Le nouveau rapprochement sino-russe et la fin du monde unipolaire
Université de Paris I – Panthéon – Sorbonne, Paris, 26 Février
Isabelle Facon, spécialiste des politiques
de sécurité et de défense russes
Chine-Russie : Moscou à l’initiative face aux nouvelles routes de la soie chinoises
Initialement plutôt réservée, voire sur la défensive, face à l’annonce par les dirigeants chinois de leur projet de nouvelles routes de la soie, Moscou a par la suite non seulement affiché son approbation mais aussi fait valoir son propre potentiel comme partie prenante. La déclaration commune des présidents Vladimir Poutine et Xi Jinping du 8 mai 2015 annonçant leur volonté d’assurer une connexion, une coordination entre le projet chinois et l’Union économique eurasiatique (UEE)1 en a été une illustration politiquement marquante. Cette évolution de l’attitude de la Russie est cohérente avec certains des objectifs principaux de sa politique extérieure à la fin du troisième mandat présidentiel de Vladimir Poutine : renforcer le partenariat avec la Chine, conforter l’image de la Russie comme grande puissance qui contribue à la recomposition de l’ordre international, étayer son narratif sur l’affaiblissement du leadership occidental.

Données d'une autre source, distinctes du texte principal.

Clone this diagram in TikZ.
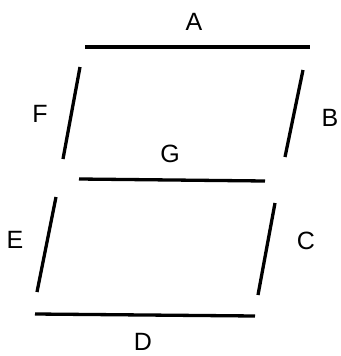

Renforcer le partenariat sino-russe
En mai 2017, Vladimir Poutine comptait au nombre des chefs d’Etat étrangers qui participaient au Forum One Belt, One Road organisé à Pékin par les autorités chinoises. S’exprimant, de façon symbolique, immédiatement à la suite de Xi Jinping lors de la cérémonie d’ouverture de cet événement, le président russe n’a pas tari d’éloges sur ce projet, le qualifiant de constructif et de profitable à toute l’Eurasie. Cette appréciation est rejointe par beaucoup de politologues russes estimant que les Routes de la soie chinoises sont « pleinement conformes aux intérêts de la Russie liés au projet d’intégration eurasiatique » et « répondent aussi parfaitement au tournant vers l’Est » de Moscou (voir Dossier « Poutine, cap vers l’Asie ? », Diplomatie). Ainsi, la connexion Routes de la Soie – UEE, « fondée sur un ‘partenariat Chine-Russie’ fort, va aider à mettre en œuvre de nombreux programmes économiques nourrissant la stabilité politique » en Eurasie (Bordachev, Skriba, Kazakova).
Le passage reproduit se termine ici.